On the complete boundedness of the Schur block product

Abstract:

We give a Stinespring representation of the Schur block product on pairs of square matrices with entries in a C$^*$-algebra as a completely bounded bilinear operator of the form \begin{equation*} A:=(a_{ij}), B:= (b_{ij}): A \square B := (a_{ij}b_{ij}) = V^*\lambda (A)F \lambda (B) V, \end{equation*} such that $V$ is an isometry, $\lambda$ is a *-representation, and $F$ is a self-adjoint unitary.

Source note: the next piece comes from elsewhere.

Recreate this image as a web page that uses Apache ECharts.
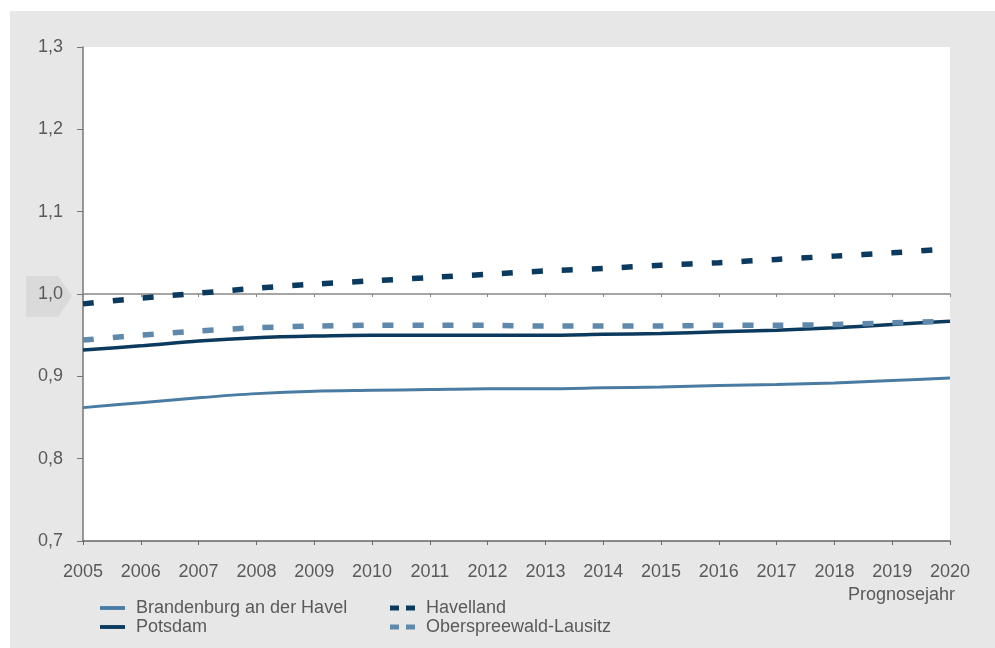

This implies an inequality due to Livshits and two apparently new inequalities on the diagonals of matrices: \begin{align*} \|A \square B\| &\!\leq \! \|A\|_r \|B\|_c \text { operator, row, and column norm;} \\ - \mathrm {diag}(A^*A) &\!\leq \! A^*\square A \leq \mathrm {diag}(A^*A), \\ \forall \Xi , \Gamma \!\in \! \mathbb {C}^n\!\otimes \! H: |\langle (A \square B) \Xi , \Gamma \rangle | & \!\leq \! \|\big (\mathrm {diag}(B^*B)\big )^{1/2}\Xi \| \|\big (\mathrm {diag}(AA^*)\big )^{1/2}\Gamma \|. \end{align*}